Parker Executive Search in Atlanta has just posted the hiring criteria for Dartmouth’s next AD. The intro:
The Director of Athletics and Recreation provides dynamic, strategic and visionary leadership to the Department of Athletics and Recreation while overseeing the overall management and administration of varsity sports, club sports, physical education, recreation, fitness, intramurals, and related facilities. The Director is also responsible for assembling, supervising, mentoring, evaluating and leading a well trained, highly qualified staff to enable all segments of the Department to function effectively. The Director is assisted by several core staff members and oversees the work of over 60 coaches and physical education instructors. The Director is responsible, in consultation with appropriate College administrators, for the formulation and implementation of all athletic/recreational policies, procedures, and programs.
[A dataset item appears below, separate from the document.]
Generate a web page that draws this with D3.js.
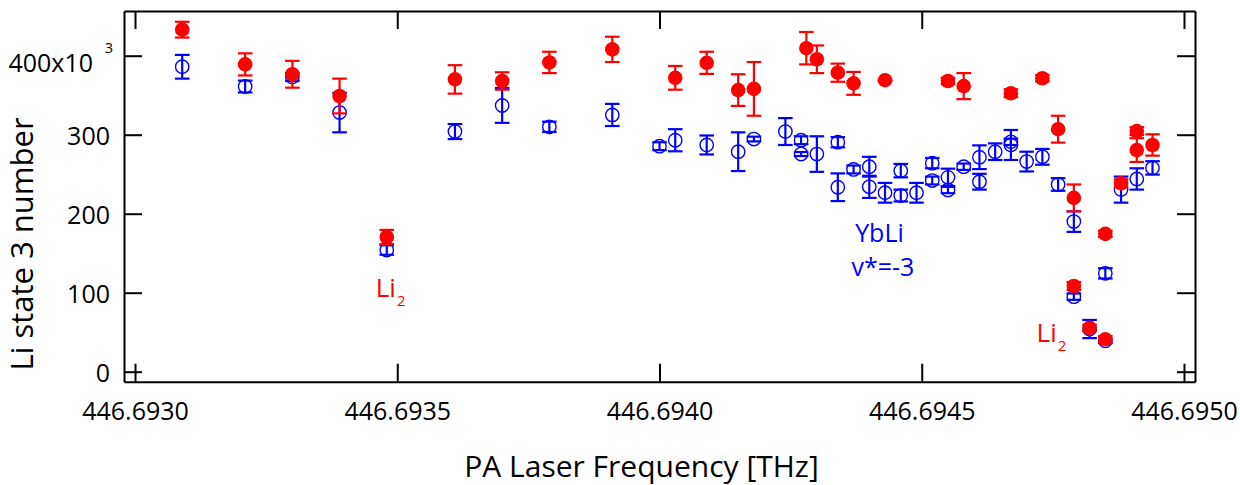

The Director advises the Dean of the College on issues and concerns regarding all aspects of intercollegiate athletics including College, Ivy League, Eastern College Athletic Conference (ECAC), and National Collegiate Athletic Association (NCAA) rules and regulations.
Do you think that you could offer the same dynamic, strategic and visionary leadership that Josie Harper and Bob Ceplikas have given the College’s athletics program over the past decade — or are you the type of person who wants to turn around a struggling program whose valid components are crying out for an experienced leader?
Note: The hiring sheet lists the College’s athletics budget at $18.5 million — which constitutes a big chunk of the College’s overall budget in 2009 of $735.0 million, don’t you think? For non-math majors, this figure is just 2.5% of the total budget, or to put it another way, any time that Dartmouth drops a sawbuck, a measly twenty-five cents of it goes to supporting our student athletes.
The 2011 budget for the undergraduate College is $507 million — which would put athletics spending at 3.65% of all expenditures. An attentive reader has advanced the (as yet unconfirmed) proposition that average academic spending on athletics is usually 6% of the total undergrad budget.